Monsoon and Anil's Ghost

I've been promising to put up some book reviews for some time. Unfortunately, work got the better of me, leaving me without time to write. Things are now returning to normal, but it's been a while since I finished reading, making the reviews that much harder much to write.

The first book I wanted to discuss was Monsoon, by Robert S. Kaplan. Kaplan has been one of my favorite non-fiction writers for a long time. In books like Balkan Ghosts and The Ends of the Earth, he travels to some of the harshest areas of the world, to explore how their history, culture and politics create modern powder kegs. He ignores or rejects even the most basic conventional wisdom about these regions, preferring to learn for himself from the ground up.

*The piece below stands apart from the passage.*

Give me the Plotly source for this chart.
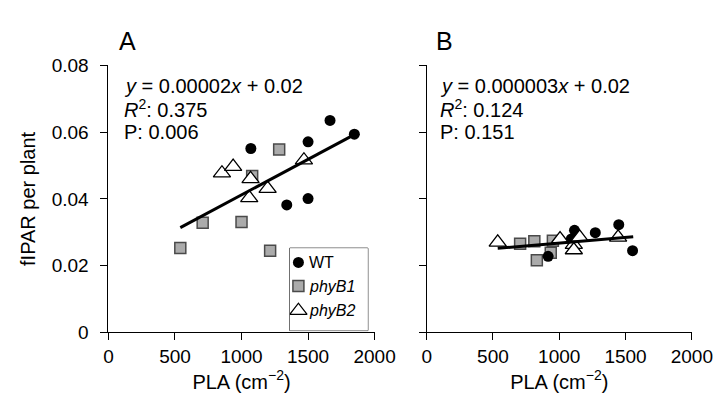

Monsoon, by contrast, contains very little in the way of travel or original exploration. He pops into a few places and looks around for a few hours, but mostly it felt like his editors made him. Otherwise, it reads more like a college thesis, simply regurgitating other people's writing. You will learn a lot about Bangladesh and Myanmar and Pakistan and Sri Lanka from reading this book. And there's an interesting thesis about the roles of Chinese and Indian naval power in the Indian Ocean. But reading it was a real chore.

That being said, it was a chore that quite unexpectedly paid off when, a few books later, I read Anil's Ghost, a novel by Michael Ondaatje set in the midst of Sri Lanka's civil wars. Ondaatje plunges right in, keeping a tight focus on the interwoven lives of the story's characters. Although the effects of the war are all around them, he never broadens his gaze to explain who is fighting, or why, or where. I would have been bewildered if I hadn't just had Kaplan's crash course.

Otherwise, Anil's Ghost is not as challenging as some of Ondaatje's other work. Although it does move forward and backward in time, it is (relatively) more straightforward and more plot focused than, say, The English Patient or In the Skin of a Lion. It also includes a wallop of an ending that rivals the best political thrillers. His prose, as always, is amazing, deployed here to describe beheadings and suicide bombings and torture in a manner that is somehow luminous and brutal at the same time. His skills are put to equally impressive service when he delves into forensic archaeology and Buddhist ritual. A highly recommended book.

1 comment:

  1. I like Kaplan, having enjoyed his writings in The Atlantic back when I had a subscription. I've got a copy of Balkan Ghosts around here somewhere that I've been meaning to pick up - after your reaction, i'll be sure to do that rather than picking up Monsoon!